I'm a 23 year old woman and I live in Scotland, United Kingdom. I have 2 older brothers and a younger sister. My oldest brother is currently 30 and has low functioning autism. He has severe learning disabilities and no speech but his personality still shines through all the problems that autism brings. He understands every word you say to him and it's amazing how he can say so much from just from his facial expressions.
I think it's great that there is increasingly more and more awareness of autism out there but there are a few things that I still find most people do not seem to appreciate:
1) Autistic children are beautiful and increasingly given additional support and focus but I think many people forget that autism affects the individuals throughout their whole adult lives too.
2) Autism affects the whole family not just the autistic individual(s) and that includes siblings who can often be forgotten about as a result of the more pressing problems of the family member with autism.
3) Autism is a very wide umbrella that covers the full range of the autistic spectrum and I see people sometimes having good awareness of Asperger's syndrome but not appreciating that there are many people at the other end of the spectrum, for example my brother who is completely non-verbal.

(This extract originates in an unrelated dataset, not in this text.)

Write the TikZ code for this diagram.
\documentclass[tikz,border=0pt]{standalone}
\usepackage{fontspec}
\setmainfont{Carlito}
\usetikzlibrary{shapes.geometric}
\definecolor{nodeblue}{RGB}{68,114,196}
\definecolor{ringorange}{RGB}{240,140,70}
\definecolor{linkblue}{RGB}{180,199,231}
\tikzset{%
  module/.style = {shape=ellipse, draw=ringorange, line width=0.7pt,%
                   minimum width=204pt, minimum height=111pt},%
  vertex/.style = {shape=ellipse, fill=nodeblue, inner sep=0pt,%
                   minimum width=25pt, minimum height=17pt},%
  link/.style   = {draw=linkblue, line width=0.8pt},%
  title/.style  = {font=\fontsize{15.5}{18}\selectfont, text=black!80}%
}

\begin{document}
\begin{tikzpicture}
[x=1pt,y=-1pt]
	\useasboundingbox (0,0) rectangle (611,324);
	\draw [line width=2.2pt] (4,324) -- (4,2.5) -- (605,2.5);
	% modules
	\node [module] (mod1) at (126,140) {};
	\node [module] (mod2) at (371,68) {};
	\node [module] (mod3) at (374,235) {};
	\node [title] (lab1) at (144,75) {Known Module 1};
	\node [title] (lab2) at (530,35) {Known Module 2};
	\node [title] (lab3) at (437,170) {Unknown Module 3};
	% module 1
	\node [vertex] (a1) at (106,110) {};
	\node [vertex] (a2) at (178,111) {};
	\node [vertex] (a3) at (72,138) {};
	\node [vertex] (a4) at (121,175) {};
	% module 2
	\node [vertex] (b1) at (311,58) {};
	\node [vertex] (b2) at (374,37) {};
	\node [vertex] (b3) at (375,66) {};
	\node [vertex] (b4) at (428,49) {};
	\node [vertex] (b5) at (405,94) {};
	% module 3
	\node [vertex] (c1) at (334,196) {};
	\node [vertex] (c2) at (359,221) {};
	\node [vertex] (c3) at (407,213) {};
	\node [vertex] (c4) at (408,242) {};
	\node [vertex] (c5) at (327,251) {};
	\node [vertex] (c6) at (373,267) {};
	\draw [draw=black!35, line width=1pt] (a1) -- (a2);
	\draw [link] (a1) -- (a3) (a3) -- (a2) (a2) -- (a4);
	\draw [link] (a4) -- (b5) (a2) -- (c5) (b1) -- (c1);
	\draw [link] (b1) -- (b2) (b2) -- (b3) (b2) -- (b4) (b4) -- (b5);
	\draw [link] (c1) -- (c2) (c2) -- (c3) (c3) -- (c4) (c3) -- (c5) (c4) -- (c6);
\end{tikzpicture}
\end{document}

I don't know if anyone will ever read this blog but I hope that they do because I'd like to help at least one person who has struggled with the problems that I did as a result of being the sibling of someone with autism. I was 14 the first time I had the Internet but it wasn't as well developed as it is now. I think the Internet can be a great source of support and information and one which I do wish I had had growing up.
I love my brother and I was very close to him as a child but autism has had a huge impact on my life (both in positive and negative ways). As a teenager I focused on the bad parts and I became very angry, depressed and resentful. I have always helped care for my brother from a very young age but I started to worry that I would have to look after him in the future once my parents were no longer fit enough to do so. However, once I got past these feelings I learnt to see the positive impact that growing up with my brother has had on me too. It has undoubtedly shaped the person I am today but it taught me how to be tolerant of everyone, to learn all the facts about a situation before I make judgements, and how to see past disabilities to the personality of the person behind that.